Any change in the parameters clears all traces. Play starts the calculation for the parameters defined in both windows. It stops when the the r range has been covered. The left chart in each window displays the whole range 0 < r < 1, the right chart the bifurcation range 0.75 < r < 1 only.
When the simulation is opened, default values are x = 0.5, with 50 iterations suppressed, 1 iteration visible (this one will be the 51 st iteration). With this setting, there is only 1 point for each r. While the bifurcation areas are indicated by kinks in the curves, there is no bifurcation. There is still a single, well defined "limit curve" up to the third bifurcation area, where points suddenly scatter.
When the initial value is changed in one of the windows, the curves before the first bifurcation area will be indistinguishable for the eye - 50 iterations already smooth out the influence of the initial value.
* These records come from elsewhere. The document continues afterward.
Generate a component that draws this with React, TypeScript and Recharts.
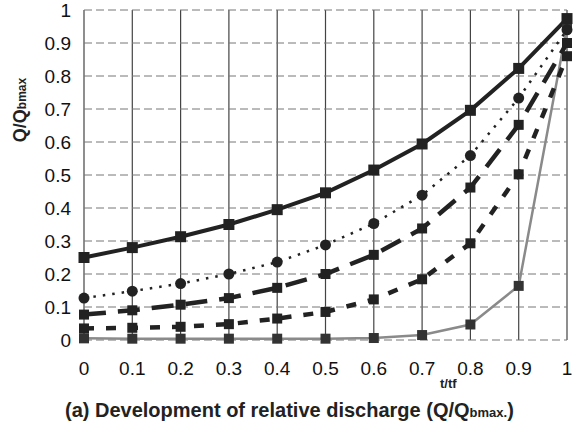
import React from "react";
import { LineChart, Line, XAxis, YAxis, CartesianGrid } from "recharts";

const tRatio = [0, 0.1, 0.2, 0.3, 0.4, 0.5, 0.6, 0.7, 0.8, 0.9, 1];
const curveSolid = [0.25, 0.28, 0.313, 0.35, 0.395, 0.446, 0.515, 0.594, 0.696, 0.823, 0.974];
const curveDotted = [0.127, 0.148, 0.171, 0.2, 0.236, 0.288, 0.353, 0.439, 0.559, 0.733, 0.94];
const curveLongDash = [0.077, 0.09, 0.107, 0.127, 0.158, 0.2, 0.258, 0.338, 0.462, 0.652, 0.9];
const curveShortDash = [0.035, 0.037, 0.04, 0.048, 0.065, 0.085, 0.123, 0.184, 0.293, 0.502, 0.86];
const curveGray = [0.005, 0.004, 0.004, 0.004, 0.004, 0.004, 0.006, 0.015, 0.047, 0.164, 0.95];
const tickValues = [0, 0.1, 0.2, 0.3, 0.4, 0.5, 0.6, 0.7, 0.8, 0.9, 1];

const data = tRatio.map((x, i) => ({
  x,
  solid: curveSolid[i],
  dotted: curveDotted[i],
  longDash: curveLongDash[i],
  shortDash: curveShortDash[i],
  gray: curveGray[i],
}));

const FONT = "'Liberation Sans', Arial, sans-serif";

const squareDot = (size: number, fill: string) => (props: any) => {
  const { cx, cy, index } = props;
  if (cx == null || cy == null) return <g key={index} />;
  return (
    <rect
      key={index}
      x={cx - size / 2}
      y={cy - size / 2}
      width={size}
      height={size}
      fill={fill}
      stroke="none"
    />
  );
};

const circleDot = (r: number, fill: string) => (props: any) => {
  const { cx, cy, index } = props;
  if (cx == null || cy == null) return <g key={index} />;
  return <circle key={index} cx={cx} cy={cy} r={r} fill={fill} stroke="none" />;
};

const fmt = (v: number) => (v === 0 ? "0" : v === 1 ? "1" : String(v));

export default function App() {
  return (
    <div style={{ position: "absolute", left: 0, top: 0, width: 584, height: 431, background: "#fff" }}>
      <LineChart
        width={584}
        height={431}
        data={data}
        margin={{ top: 10, right: 17, bottom: 61, left: 24 }}
      >
        <CartesianGrid horizontal={false} vertical={true} stroke="#444" strokeWidth={1.2} />
        <CartesianGrid horizontal={true} vertical={false} stroke="#777" strokeDasharray="8 4" strokeWidth={1} />
        <XAxis
          type="number"
          dataKey="x"
          domain={[0, 1]}
          ticks={tickValues}
          tickFormatter={fmt}
          axisLine={false}
          tickLine={false}
          tickSize={0}
          tickMargin={22}
          height={30}
          tick={{ fill: "#111", fontSize: 19, fontFamily: FONT }}
          interval={0}
        />
        <YAxis
          type="number"
          domain={[0, 1]}
          ticks={tickValues}
          tickFormatter={fmt}
          axisLine={false}
          tickLine={false}
          tickSize={0}
          tickMargin={13}
          width={60}
          tick={{ fill: "#111", fontSize: 19, fontFamily: FONT }}
          interval={0}
        />
        <Line
          dataKey="gray"
          stroke="#8a8a8a"
          strokeWidth={2.5}
          dot={squareDot(10, "#333")}
          isAnimationActive={false}
          type="linear"
        />
        <Line
          dataKey="shortDash"
          stroke="#222"
          strokeWidth={4.5}
          strokeDasharray="10 12"
          dot={squareDot(10, "#222")}
          isAnimationActive={false}
          type="linear"
        />
        <Line
          dataKey="longDash"
          stroke="#222"
          strokeWidth={4.5}
          strokeDasharray="22 12"
          dot={squareDot(10, "#222")}
          isAnimationActive={false}
          type="linear"
        />
        <Line
          dataKey="dotted"
          stroke="#222"
          strokeWidth={2.5}
          strokeDasharray="2.5 7"
          dot={circleDot(5.5, "#222")}
          isAnimationActive={false}
          type="linear"
        />
        <Line
          dataKey="solid"
          stroke="#222"
          strokeWidth={4}
          dot={squareDot(11, "#222")}
          isAnimationActive={false}
          type="linear"
        />
      </LineChart>
      <div
        style={{
          position: "absolute",
          left: 20,
          top: 110,
          transform: "translate(-50%, -50%) rotate(-90deg)",
          fontFamily: FONT,
          fontWeight: "bold",
          fontSize: 18,
          color: "#222",
          whiteSpace: "nowrap",
        }}
      >
        Q/Q<span style={{ fontSize: 12 }}>bmax</span>
      </div>
      <div
        style={{
          position: "absolute",
          left: 440,
          top: 376,
          fontFamily: FONT,
          fontWeight: "bold",
          fontSize: 13,
          color: "#222",
          whiteSpace: "nowrap",
        }}
      >
        t/tf
      </div>
      <div
        style={{
          position: "absolute",
          left: 65,
          top: 399,
          fontFamily: FONT,
          fontWeight: "bold",
          fontSize: 20,
          color: "#222",
          whiteSpace: "nowrap",
        }}
      >
        (a) Development of relative discharge (Q/Q<span style={{ fontSize: 13 }}>bmax.</span>)
      </div>
    </div>
  );
}
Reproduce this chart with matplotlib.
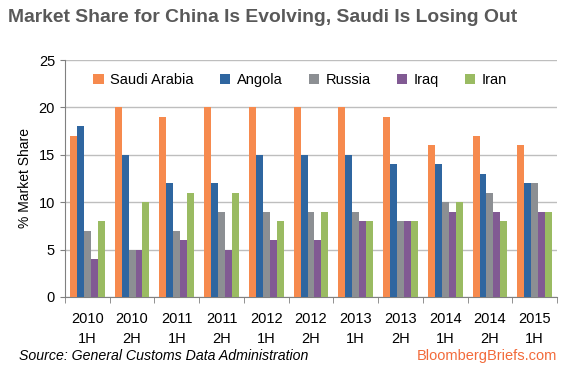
import matplotlib
matplotlib.use("Agg")
import matplotlib.pyplot as plt
import numpy as np

categories = ["2010\n1H", "2010\n2H", "2011\n1H", "2011\n2H", "2012\n1H", "2012\n2H",
              "2013\n1H", "2013\n2H", "2014\n1H", "2014\n2H", "2015\n1H"]
series_names = ["Saudi Arabia", "Angola", "Russia", "Iraq", "Iran"]
saudi = [17, 20, 19, 20, 20, 20, 20, 19, 16, 17, 16]
angola = [18, 15, 12, 12, 15, 15, 15, 14, 14, 13, 12]
russia = [7, 5, 7, 9, 9, 9, 9, 8, 10, 11, 12]
iraq = [4, 5, 6, 5, 6, 6, 8, 8, 9, 9, 9]
iran = [8, 10, 11, 11, 8, 9, 8, 8, 10, 8, 9]
yticks = [0, 5, 10, 15, 20, 25]

colors = ["#F68A4E", "#2F66A0", "#8C8F93", "#815A93", "#9ABB62"]
data = [saudi, angola, russia, iraq, iran]

plt.rcParams['font.family'] = ['Liberation Sans', 'DejaVu Sans']
fig = plt.figure(figsize=(5.66, 3.70), dpi=100)
ax = fig.add_axes([65/566, 1-297/370, (557-65)/566, (297-60)/370])

x = np.arange(len(categories))
w = 0.155
for i, (name, vals, c) in enumerate(zip(series_names, data, colors)):
    ax.bar(x + (i - 2) * w, vals, width=w, color=c, label=name, zorder=3)

ax.set_xlim(-0.5, len(categories) - 0.5)
ax.set_ylim(0, 25)
ax.set_yticks(yticks)
ax.yaxis.grid(True, color="#BEBEBE", linewidth=1, zorder=0)
ax.set_xticks(x)
ax.set_xticklabels(categories, fontsize=10.5, linespacing=1.6)
ax.set_xticks(np.arange(-0.5, len(categories), 1), minor=True)
ax.tick_params(axis='x', which='major', length=0, pad=10.5)
ax.tick_params(axis='x', which='minor', length=4, color="#808080", direction='out')
ax.tick_params(axis='y', length=3.6, color="#808080", labelsize=10.5, pad=3.6)
for s in ["top", "right"]:
    ax.spines[s].set_visible(False)
ax.spines["left"].set_color("#808080")
ax.spines["bottom"].set_color("#808080")
ax.set_ylabel("% Market Share", fontsize=10, labelpad=5)

leg = ax.legend(ncol=5, loc="upper center", bbox_to_anchor=(0.478, 1.0), frameon=False,
                fontsize=10.5, handlelength=0.7, handleheight=0.7, handletextpad=0.45,
                columnspacing=1.8)

fig.text(8/566, 1-17/370, "Market Share for China Is Evolving, Saudi Is Losing Out",
         fontsize=13.9, fontweight="bold", color="#595959", va="center", ha="left")
fig.text(19/566, 1-356/370, "Source: General Customs Data Administration",
         fontsize=10.2, style="italic", color="#000000", va="center", ha="left")
fig.text(557/566, 1-356/370, "BloombergBriefs.com", fontsize=10.5, color="#F26A3A",
         va="center", ha="right")

fig.savefig("out.png", dpi=100)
Yet the behavior beyond may be drastically different, showing other single branches of the limit curve for certain ranges of xo.
When the single iterations shown are differing by one in each window (r.g. suppressed = 50 in I, = 51 in II) and the initial value of both is equal, each window will show a different branch of the first bifurcation. This may not be the case if the initial values differ, and can be true even after a large number of iterations (e.g. suppressed = 1000). The logistic map has only two limit branches after the first and before the second bifurcation, but which one will result for a specific r and a specific iteration depends on the initial conditions.
When the number of visible iterations is 2, both branches of the first bifurcation are seen, independent of the initial value. Yet it depends on the initial condition which value of r is represented for a specific iteration in which branch.
When the number of visible iterations is 4 the four branches of the second bifurcation appear, and so on. Now a certain r may lead to any of the four branches in a specific iteration, but to one only.
It is interesting to study the behavior with no or only a few iterations suppressed (you should close and reopen the simulation if numerical artifacts disturb the chart with these changes). Keep visible = 1 constant, start with suppressed = 0 and increase by steps of 1. Now you will see the single iterations in consecution of their index . You will recognize polynomials of increasing order, which above order 1 (initial value) are quite close together up to r = 0.7, and which start to fluctuate increasingly wild when r = 0.9 is approached. Between both is the range of clear bifurcation, above the range of no discernable regularity .
Choosing suppressed = 0, one can compare in one chart the N successive first iterations by setting visible = N (1, 2, 3, 4...). Using a different initial value in the second window, one can see its influence at low iterations. It looks more pronounced in the area of the "limit curves" than for high iterations, but remember that that is not true above the first bifurcation! There the value may jump great distances from one branch to the other, and in the "chaotic" area any value is possible for distinct r and iteration, depending on the initial value.
To get the common impression of the logistic curve, set suppressed = 1000, visible = 500. It gives the impression that in the first bifurcation range there are two solutions for each r, independent of the initial value and the iteration. You know better now: there are two alternatives!